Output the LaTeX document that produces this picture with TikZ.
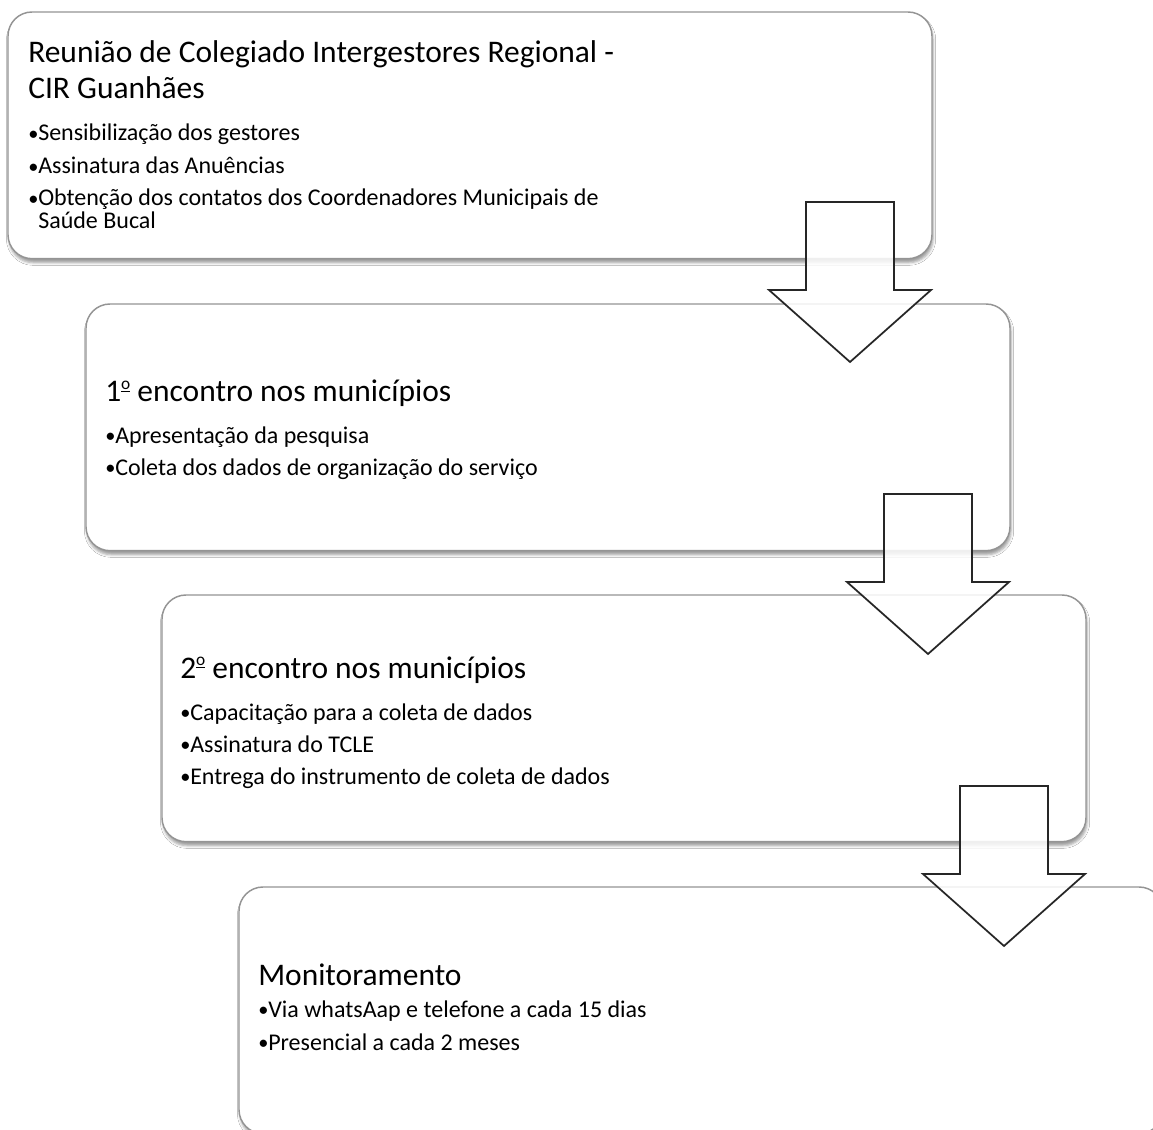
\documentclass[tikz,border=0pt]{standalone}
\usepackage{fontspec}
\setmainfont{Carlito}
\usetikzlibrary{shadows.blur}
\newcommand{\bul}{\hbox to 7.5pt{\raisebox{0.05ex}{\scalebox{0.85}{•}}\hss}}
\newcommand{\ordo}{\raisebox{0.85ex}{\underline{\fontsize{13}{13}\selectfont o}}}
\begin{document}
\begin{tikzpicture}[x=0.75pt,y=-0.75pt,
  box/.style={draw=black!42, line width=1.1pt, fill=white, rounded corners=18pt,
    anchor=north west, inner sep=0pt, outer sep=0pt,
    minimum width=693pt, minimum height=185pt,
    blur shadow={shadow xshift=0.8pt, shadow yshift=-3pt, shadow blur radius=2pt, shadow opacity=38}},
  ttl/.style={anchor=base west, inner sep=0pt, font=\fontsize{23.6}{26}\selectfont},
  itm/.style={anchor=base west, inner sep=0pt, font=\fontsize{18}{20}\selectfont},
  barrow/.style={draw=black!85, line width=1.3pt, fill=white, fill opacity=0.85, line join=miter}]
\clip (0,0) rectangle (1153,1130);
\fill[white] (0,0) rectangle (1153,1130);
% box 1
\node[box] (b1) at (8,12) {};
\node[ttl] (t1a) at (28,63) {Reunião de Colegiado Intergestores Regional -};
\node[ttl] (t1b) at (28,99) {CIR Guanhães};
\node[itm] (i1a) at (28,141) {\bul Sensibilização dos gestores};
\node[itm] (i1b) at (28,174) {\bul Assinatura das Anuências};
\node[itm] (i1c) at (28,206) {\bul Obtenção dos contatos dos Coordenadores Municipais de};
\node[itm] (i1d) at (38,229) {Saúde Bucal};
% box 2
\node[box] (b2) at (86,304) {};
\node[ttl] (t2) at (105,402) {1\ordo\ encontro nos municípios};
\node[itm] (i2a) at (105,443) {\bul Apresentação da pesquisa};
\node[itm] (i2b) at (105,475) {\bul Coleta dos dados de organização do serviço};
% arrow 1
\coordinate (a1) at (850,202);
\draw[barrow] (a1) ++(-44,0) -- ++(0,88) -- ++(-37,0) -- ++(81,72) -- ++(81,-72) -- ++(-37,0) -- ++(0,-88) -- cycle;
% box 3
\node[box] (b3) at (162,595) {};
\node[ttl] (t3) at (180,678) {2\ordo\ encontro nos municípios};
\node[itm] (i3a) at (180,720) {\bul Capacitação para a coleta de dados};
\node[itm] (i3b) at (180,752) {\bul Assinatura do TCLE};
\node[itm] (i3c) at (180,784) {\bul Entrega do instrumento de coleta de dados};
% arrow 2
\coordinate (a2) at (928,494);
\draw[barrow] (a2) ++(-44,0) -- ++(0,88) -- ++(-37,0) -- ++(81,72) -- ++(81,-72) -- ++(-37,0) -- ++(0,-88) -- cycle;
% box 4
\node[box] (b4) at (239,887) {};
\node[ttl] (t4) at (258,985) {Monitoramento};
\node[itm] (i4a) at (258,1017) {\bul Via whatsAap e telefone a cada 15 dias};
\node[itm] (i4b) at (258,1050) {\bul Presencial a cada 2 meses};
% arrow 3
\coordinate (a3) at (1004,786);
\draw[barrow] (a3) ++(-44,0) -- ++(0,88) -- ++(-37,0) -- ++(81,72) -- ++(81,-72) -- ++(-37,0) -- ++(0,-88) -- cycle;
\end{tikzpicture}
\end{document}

# # # # # # #

## Goal
Using the data above, write out every line exactly, leaving the images behind.

## Response
Output the LaTeX document that produces this picture with TikZ.
\documentclass[tikz,border=0pt]{standalone}
\usepackage{fontspec}
\setmainfont{Carlito}
\usetikzlibrary{shadows.blur}
\newcommand{\bul}{\hbox to 7.5pt{\raisebox{0.05ex}{\scalebox{0.85}{•}}\hss}}
\newcommand{\ordo}{\raisebox{0.85ex}{\underline{\fontsize{13}{13}\selectfont o}}}
\begin{document}
\begin{tikzpicture}[x=0.75pt,y=-0.75pt,
  box/.style={draw=black!42, line width=1.1pt, fill=white, rounded corners=18pt,
    anchor=north west, inner sep=0pt, outer sep=0pt,
    minimum width=693pt, minimum height=185pt,
    blur shadow={shadow xshift=0.8pt, shadow yshift=-3pt, shadow blur radius=2pt, shadow opacity=38}},
  ttl/.style={anchor=base west, inner sep=0pt, font=\fontsize{23.6}{26}\selectfont},
  itm/.style={anchor=base west, inner sep=0pt, font=\fontsize{18}{20}\selectfont},
  barrow/.style={draw=black!85, line width=1.3pt, fill=white, fill opacity=0.85, line join=miter}]
\clip (0,0) rectangle (1153,1130);
\fill[white] (0,0) rectangle (1153,1130);
% box 1
\node[box] (b1) at (8,12) {};
\node[ttl] (t1a) at (28,63) {Reunião de Colegiado Intergestores Regional -};
\node[ttl] (t1b) at (28,99) {CIR Guanhães};
\node[itm] (i1a) at (28,141) {\bul Sensibilização dos gestores};
\node[itm] (i1b) at (28,174) {\bul Assinatura das Anuências};
\node[itm] (i1c) at (28,206) {\bul Obtenção dos contatos dos Coordenadores Municipais de};
\node[itm] (i1d) at (38,229) {Saúde Bucal};
% box 2
\node[box] (b2) at (86,304) {};
\node[ttl] (t2) at (105,402) {1\ordo\ encontro nos municípios};
\node[itm] (i2a) at (105,443) {\bul Apresentação da pesquisa};
\node[itm] (i2b) at (105,475) {\bul Coleta dos dados de organização do serviço};
% arrow 1
\coordinate (a1) at (850,202);
\draw[barrow] (a1) ++(-44,0) -- ++(0,88) -- ++(-37,0) -- ++(81,72) -- ++(81,-72) -- ++(-37,0) -- ++(0,-88) -- cycle;
% box 3
\node[box] (b3) at (162,595) {};
\node[ttl] (t3) at (180,678) {2\ordo\ encontro nos municípios};
\node[itm] (i3a) at (180,720) {\bul Capacitação para a coleta de dados};
\node[itm] (i3b) at (180,752) {\bul Assinatura do TCLE};
\node[itm] (i3c) at (180,784) {\bul Entrega do instrumento de coleta de dados};
% arrow 2
\coordinate (a2) at (928,494);
\draw[barrow] (a2) ++(-44,0) -- ++(0,88) -- ++(-37,0) -- ++(81,72) -- ++(81,-72) -- ++(-37,0) -- ++(0,-88) -- cycle;
% box 4
\node[box] (b4) at (239,887) {};
\node[ttl] (t4) at (258,985) {Monitoramento};
\node[itm] (i4a) at (258,1017) {\bul Via whatsAap e telefone a cada 15 dias};
\node[itm] (i4b) at (258,1050) {\bul Presencial a cada 2 meses};
% arrow 3
\coordinate (a3) at (1004,786);
\draw[barrow] (a3) ++(-44,0) -- ++(0,88) -- ++(-37,0) -- ++(81,72) -- ++(81,-72) -- ++(-37,0) -- ++(0,-88) -- cycle;
\end{tikzpicture}
\end{document}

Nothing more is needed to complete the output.